Step by step

# 01

Nous sommes arrivés sur le territoire de Maurepas le 07 mars 2013.
Sur place je partage mon logis avec 3 autres explorateurs, au rez-de-chaussée d’une des tours de 15 étages qui constituent l’ossature de cet espace urbain. Nouvel espace, nouvel équipage, nouvelle approche.Avant de se lancer dans l’aventure je ressens le besoin impérieux de faire le plein de ressources. Rassembler mes esprits et nourrir ma réflexion de celle des autres. J’installe donc très vite un bureau et une petite bibliothèque de fortune dans l’appartement qui nous est alloué. Un espace ouvert sur le quartier par une large baie vitrée. Et l’étrange sensation d’observer ou d’occuper un aquarium.

# 02

Expliquer ses premières intentions aux autres reste toujours un exercice aussi difficile. Je navigue en plein brouillard. On y voit pas à 2 mètres devant soi et pourtant il faut déjà presser le pas.

Je me plais à rapprocher ma pratique d’une démarche scientifique. Émettre une hypothèse, poser un protocole de recherche et tester par des expériences répétées la validité de l’hypothèse. Cette tendance à la rationalisation est très probablement un moyen pour moi d’amadouer mes angoisses et d’organiser mes idées.

# 03

La notion de « représentations » reste le fil rouge de ma recherche. J’interroge la matière mentale. Et dans ces premiers temps d’expédition, l’agitation intérieure est à son paroxysme. J’en profite pour remplir les pages de mon carnet. Toutes les idées sont bonnes à prendre. Les choses se déclenchent parfois sur un petit rien. Au détour d’une discussion, d’un malentendu ou d’un mot d’esprit, on décèle parfois une ouverture potentielle.

Dans ce contexte de recherche collective, internationale et pluridisciplinaire en quartier populaire, on aborde assez vite la question du stéréotype, non sans humour d’ailleurs. On joue avec les idées reçues, les « on dit » et autres expressions populaires que possède chacun. De fil en aiguille, mon attention s’arrête sur l’usage du proverbe.

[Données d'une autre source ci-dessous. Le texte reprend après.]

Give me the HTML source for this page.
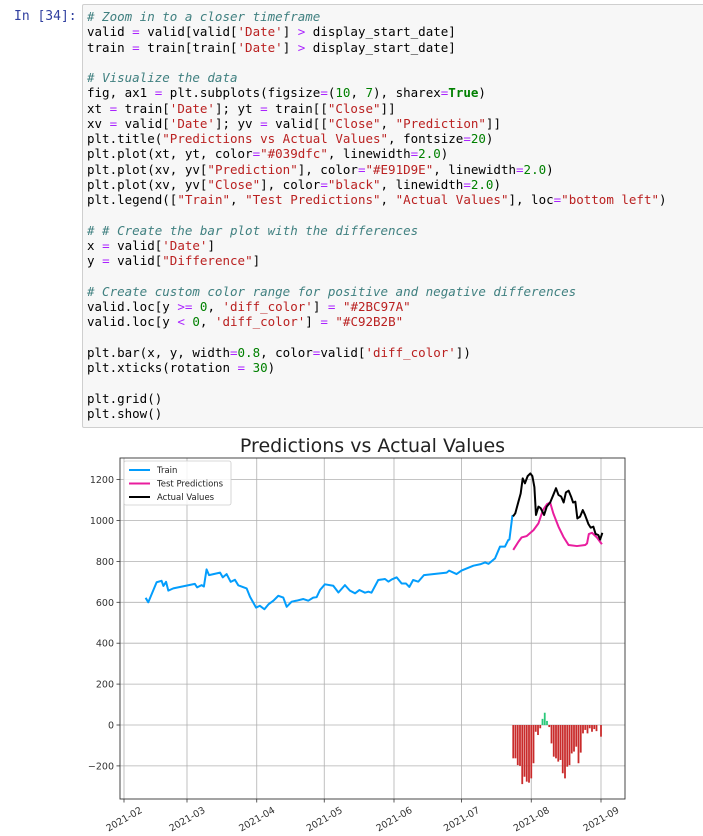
<!DOCTYPE html>
<html><head><meta charset="utf-8">
<style>
body{margin:0;width:703px;height:836px;background:#fff;position:relative;overflow:hidden;font-family:"DejaVu Sans","Liberation Sans",sans-serif}
.prompt{position:absolute;left:14px;top:9px;font:13px "DejaVu Sans Mono","Liberation Mono",monospace;color:#303F9F}
.cell{position:absolute;left:82px;top:4px;width:630px;height:422px;background:#f7f7f7;border:1px solid #cfcfcf;border-radius:2px}
pre{margin:0;position:absolute;left:4px;top:4px;font:12.5px/15.27px "DejaVu Sans Mono","Liberation Mono",monospace;color:#000}
.c{color:#408080;font-style:italic}.s{color:#BA2121}.n{color:#008000}.o{color:#AA22FF}.k{color:#008000;font-weight:bold}
svg{position:absolute;left:0;top:0}
</style></head><body>
<div class="prompt">In [34]:</div>
<div class="cell"><pre><span class="c"># Zoom in to a closer timeframe</span>
valid <span class="o">=</span> valid[valid[<span class="s">'Date'</span>] <span class="o">&gt;</span> display_start_date]
train <span class="o">=</span> train[train[<span class="s">'Date'</span>] <span class="o">&gt;</span> display_start_date]

<span class="c"># Visualize the data</span>
fig, ax1 <span class="o">=</span> plt.subplots(figsize<span class="o">=</span>(<span class="n">10</span>, <span class="n">7</span>), sharex<span class="o">=</span><span class="k">True</span>)
xt <span class="o">=</span> train[<span class="s">'Date'</span>]; yt <span class="o">=</span> train[[<span class="s">"Close"</span>]]
xv <span class="o">=</span> valid[<span class="s">'Date'</span>]; yv <span class="o">=</span> valid[[<span class="s">"Close"</span>, <span class="s">"Prediction"</span>]]
plt.title(<span class="s">"Predictions vs Actual Values"</span>, fontsize<span class="o">=</span><span class="n">20</span>)
plt.plot(xt, yt, color<span class="o">=</span><span class="s">"#039dfc"</span>, linewidth<span class="o">=</span><span class="n">2.0</span>)
plt.plot(xv, yv[<span class="s">"Prediction"</span>], color<span class="o">=</span><span class="s">"#E91D9E"</span>, linewidth<span class="o">=</span><span class="n">2.0</span>)
plt.plot(xv, yv[<span class="s">"Close"</span>], color<span class="o">=</span><span class="s">"black"</span>, linewidth<span class="o">=</span><span class="n">2.0</span>)
plt.legend([<span class="s">"Train"</span>, <span class="s">"Test Predictions"</span>, <span class="s">"Actual Values"</span>], loc<span class="o">=</span><span class="s">"bottom left"</span>)

<span class="c"># # Create the bar plot with the differences</span>
x <span class="o">=</span> valid[<span class="s">'Date'</span>]
y <span class="o">=</span> valid[<span class="s">"Difference"</span>]

<span class="c"># Create custom color range for positive and negative differences</span>
valid.loc[y <span class="o">&gt;=</span> <span class="n">0</span>, <span class="s">'diff_color'</span>] <span class="o">=</span> <span class="s">"#2BC97A"</span>
valid.loc[y <span class="o">&lt;</span> <span class="n">0</span>, <span class="s">'diff_color'</span>] <span class="o">=</span> <span class="s">"#C92B2B"</span>

plt.bar(x, y, width<span class="o">=</span><span class="n">0.8</span>, color<span class="o">=</span>valid[<span class="s">'diff_color'</span>])
plt.xticks(rotation <span class="o">=</span> <span class="n">30</span>)

plt.grid()
plt.show()</pre></div>
<svg id="chart" width="703" height="836"></svg>
<script>
// days since 2021-02-01
const trainDays=[9.6,10.8,14.5,16.7,17.5,18.7,19.7,21.9,31.5,32.5,34.5,35.5,36.7,37.8,42.7,43.9,45.6,47.4,49.3,50.8,54.5,56,58.7,60.4,62.4,64.2,66.4,68.6,70.8,72.3,74.5,76.7,79.7,81.9,84.1,85.6,87.1,89.3,93,95.3,98.2,100.4,102.7,104.6,107.1,108.6,110,113,116,117.5,119,121.2,123.4,125.3,126.8,128.5,130.8,133.3,143.4,144.5,147.8,150,155.3,158.3,160.5,162,164.9,167.1,169.3,170.8,171.3,172.6,172.9];
const trainVals=[622,600,698,705,680,700,657,668,690,673,684,677,761,733,745,722,738,700,710,683,668,627,574,583,566,590,608,632,623,578,603,608,616,608,623,625,660,688,681,648,684,657,644,660,647,652,647,709,714,701,712,722,692,692,675,709,701,733,745,755,738,755,779,786,795,788,815,872,872,905,907,1022,1025];
const actDays=[172.9,173.9,175.3,176.3,177.2,178.2,179.4,180.6,181.5,182.4,183.1,184.2,185.2,186.7,187.9,189.4,190.8,192,193.1,194.3,195.4,196.4,197.6,198.7,199.6,200.6,201.5,202.7,203.9,204.9,206.4,207.4,208.6,209.6,210.8,211.6,212.6];
const actVals=[1020,1035,1092,1132,1206,1182,1217,1230,1217,1163,1027,1068,1060,1027,1068,1088,1125,1158,1125,1117,1088,1137,1146,1117,1088,1092,1010,1019,1051,1027,983,965,970,934,929,907,940];
const predDays=[173,175.3,176.7,179,182,184.2,186.2,188,189.4,190.8,193.1,195.3,197.6,201.3,205,205.8,206.6,208,210.2,212.4];
const predVals=[856,896,917,924,953,986,1051,1080,1088,1035,970,920,880,875,880,888,934,940,917,884];
const barDays=[173,174,175,176,177,178,179,180,181,182,183,184,185,186,187,188,189,190,191,192,193,194,195,196,197,198,199,200,201,202,203,204,205,206,207,208,209,210,212];
const barVals=[-163,-163,-196,-200,-289,-253,-277,-282,-261,-187,-33,-49,-16,30,60,20,-10,-90,-155,-163,-179,-171,-236,-261,-204,-196,-139,-130,-106,-187,-135,-41,-24,-41,-16,-33,-20,-30,-57];
const yTicks=[-200,0,200,400,600,800,1000,1200];
const xTickDays=[0,28,59,89,120,150,181,212];
const xTickLabels=["2021-02","2021-03","2021-04","2021-05","2021-06","2021-07","2021-08","2021-09"];

const L=120,R=625,T=458,B=799;
const X=d=>124+d*2.25;
const Y=v=>725-v*0.2045;
const svg=document.getElementById('chart');
const NS='http://www.w3.org/2000/svg';
function mk(tag,attrs,parent){const e=document.createElementNS(NS,tag);for(const k in attrs)e.setAttribute(k,attrs[k]);(parent||svg).appendChild(e);return e;}

const title=mk('text',{x:(L+R)/2,y:452,'text-anchor':'middle','font-size':'19','fill':'#222','font-family':'DejaVu Sans, Liberation Sans, sans-serif'});
title.textContent='Predictions vs Actual Values';



yTicks.forEach(v=>{
  const g=mk('line',{x1:L,x2:R,y1:Y(v),y2:Y(v),stroke:'#b0b0b0','stroke-width':0.8});
  
  
  mk('line',{x1:L-3.5,x2:L,y1:Y(v),y2:Y(v),stroke:'#333','stroke-width':0.8});
  const t=mk('text',{x:L-6,y:Y(v)+3.5,'text-anchor':'end','font-size':'9.5',fill:'#333','font-family':'DejaVu Sans, Liberation Sans, sans-serif'});
  t.textContent=v<0?'\u2212'+(-v):String(v);
  
  
});
xTickDays.forEach((d,i)=>{
  const g=mk('line',{x1:X(d),x2:X(d),y1:T,y2:B,stroke:'#b0b0b0','stroke-width':0.8});
  
  
  mk('line',{x1:X(d),x2:X(d),y1:B,y2:B+3.5,stroke:'#333','stroke-width':0.8});
  const cx=X(d), cy=B+20;
  const t=mk('text',{x:cx,y:cy+3.3,'text-anchor':'middle','font-size':'9.5',fill:'#333','font-family':'DejaVu Sans, Liberation Sans, sans-serif',transform:`rotate(-30 ${cx} ${cy})`});
  t.textContent=xTickLabels[i];
  
  
});

barDays.forEach((d,i)=>{
  const v=barVals[i];
  const r=mk('rect',{x:X(d-0.4),width:2.25*0.8,y:Math.min(Y(v),Y(0)),height:Math.abs(Y(v)-Y(0)),fill:v>=0?'#2BC97A':'#C92B2B'});
  
  
});

function line(days,vals,color,name){
  const p=mk('polyline',{points:days.map((d,i)=>X(d)+','+Y(vals[i])).join(' '),fill:'none',stroke:color,'stroke-width':2,'stroke-linejoin':'round'});
  
  
}
line(trainDays,trainVals,'#039dfc','train-line');
line(predDays,predVals,'#E91D9E','prediction-line');
line(actDays,actVals,'#000','actual-line');

const frame=mk('rect',{x:L,y:T,width:R-L,height:B-T,fill:'none',stroke:'#333','stroke-width':0.9});



const lg=mk('g',{});


mk('rect',{x:124,y:461,width:107,height:44,rx:2,fill:'#fff','fill-opacity':0.85,stroke:'#ccc','stroke-width':0.8},lg);
[['Train','#039dfc'],['Test Predictions','#E91D9E'],['Actual Values','#000']].forEach((e,i)=>{
  const yy=470+i*13.5;
  const ent=mk('g',{},lg);
  
  
  mk('line',{x1:129,x2:150,y1:yy,y2:yy,stroke:e[1],'stroke-width':2},ent);
  const t=mk('text',{x:157,y:yy+3.2,'font-size':'8.5',fill:'#222','font-family':'DejaVu Sans, Liberation Sans, sans-serif'},ent);
  t.textContent=e[0];
});
</script>
</body></html>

Après une rapide tentative d’étude linguistique, je cerne un peu mieux les mécanismes de construction de ces formules métaphoriques ou figurées, et j’interroge au passage ma propre pratique souvent basée sur l’utilisation de ce genre d’artifice langagier. Une manière détournée d’exprimer sa pensée. En grossissant le trait, le bon-sens en devient absurde et l’expression commune révèle son potentiel réflexif.

# 04

Les discussions avec mes co-explorateurs vont bon train. Chacun fait part de ses questionnements et libère un peu de tension au passage. Tout est mis sur la table en même temps : organisation, barrière de la langue, expérimentation avec des enfants, véracité des résultats, utilisation de l’humour en sociologie, signes extérieurs de précarité, agir dans l’espace public, idéal et bienveillance… Au milieu de ce champ discursif, j’ajoute mes réflexions à celle des autres :– Comment s’installe un sentiment de peur de l’autre ?
– Comment réussir à perturber sa pratique quotidienne ?

# 05

Assis à mon petit bureau, le nez dans les bouquins, je me réfugie derrière les expériences passées en tentant d’y trouver la réponse à mes questions. Mais force est de constater que peu à peu je me perd dans les méandres de la théorisation hasardeuse. Obsédé que je suis par la volonté de laisser mon emprunte sur le quartier et sur ce projet, je me fige et j’en oublie le plaisir simple de l’expédition. Partir à l’aventure et se risquer à des expériences instinctives sans craindre d’aboutir à un échec. C’est bien sûr plus facile à dire qu’à faire…

La matière est là partout autour de nous, sous notre nez, il faut juste la saisir et jouer avec. J’engage donc une première tentative et décide d’aller gribouiller mon carnet pendant quelques heures en terrasse sur la dalle du Gros Chêne. Le centre névralgique du quartier. Ici comme dans les rues environnantes, on se sent comme dans un petit village. Tout le monde se connaît pourrait-on dire. Du coup notre présence interpelle.

J’essaye de passer inaperçu, de me fondre dans le paysage et d’ouvrir mes écoutilles. Observer avec ses oreilles est un exercice que j’apprécie beaucoup. J’aimerais jouir pleinement du plaisir d’être incognito mais je sais que ça n’est pas le cas. Je reste sur la défensive  tout au long de l’expérience. Je n’ose regarder le groupe de jeunes à quelques mètres de moi, de peur qu’ils ne le prennent mal… La rencontre ne se fera pas avec eux finalement mais avec un autre habitant du quartier.